At the present time, generally speaking, it not particularly healthy. Many localities in this section and elsewhere in the State which were producing bullion a year ago are not doing so now, and assessments are levied on mines that were paying dividends. Some new and good prospects have been developed in the Carson and Colorado Railroad section, the most ponderous and perhaps the most profitable being the Mount Cory, yet the real success of even that development is not yet fully demonstrated. After all, the old Comstock holds out about as well as any of them. It is true her big bonanza days seems to have departed, yet let it not be forgotten that her probabilities and hopes of future bonanzas are still good, and not departed by any means. It is an absurdity on the part of any newspaper to speak of the Comstock as lost to the wealth of the State when the grand old lode is still producing more bullion and employing more labor and capital than any other mine or mining section in the State. Small ledges, let them be ever so rich, can be and are completely worked out, leaving simply the shell with not even low grade ore for future reference, but not so with the Comstock. Many very rich spots have been worked out, yet there is plenty of room for more to be found, and a whole vast wilderness of low-grade ore developed, which can be and is building profitably worked. When the long purses get tired of rushing down into the hot lower levels of the lode, where for years they have expensively delved and found nothing, or go back and pay more attention to explorations above the level of the Sutro tunnel, where all the bonanzas have been found, then renewed prosperity will reign along the Comstock.

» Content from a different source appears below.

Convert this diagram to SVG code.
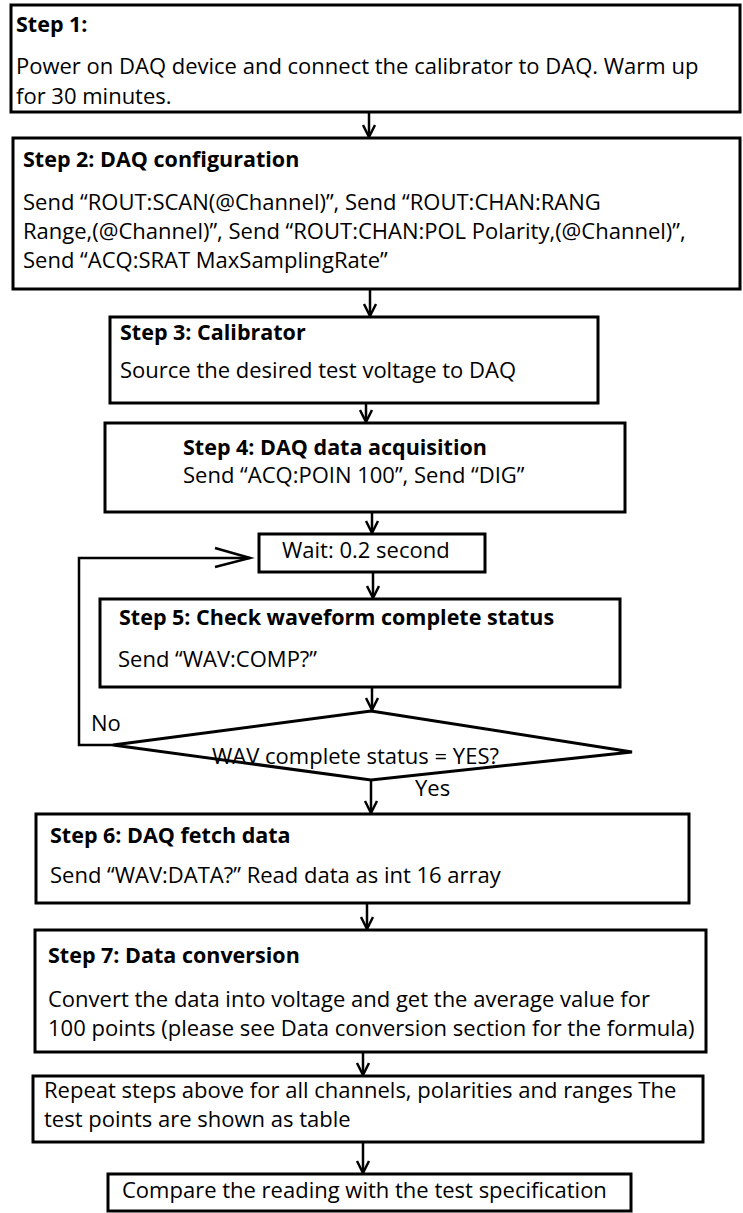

One straight-forward, practical mining man at the south end, in the Gold Hill section, has followed this idea for years, and has been the only one to make money. He has naturally and deservedly got rich in so doing. What one man has done many others may do. There is plenty of room in the upper workings of the broad Comstock belt, among the affluence of low-grade ore, for more rich bonanzas to be found and some time in the future, when a different policy is pursued, they will be found. ALF DOTEN.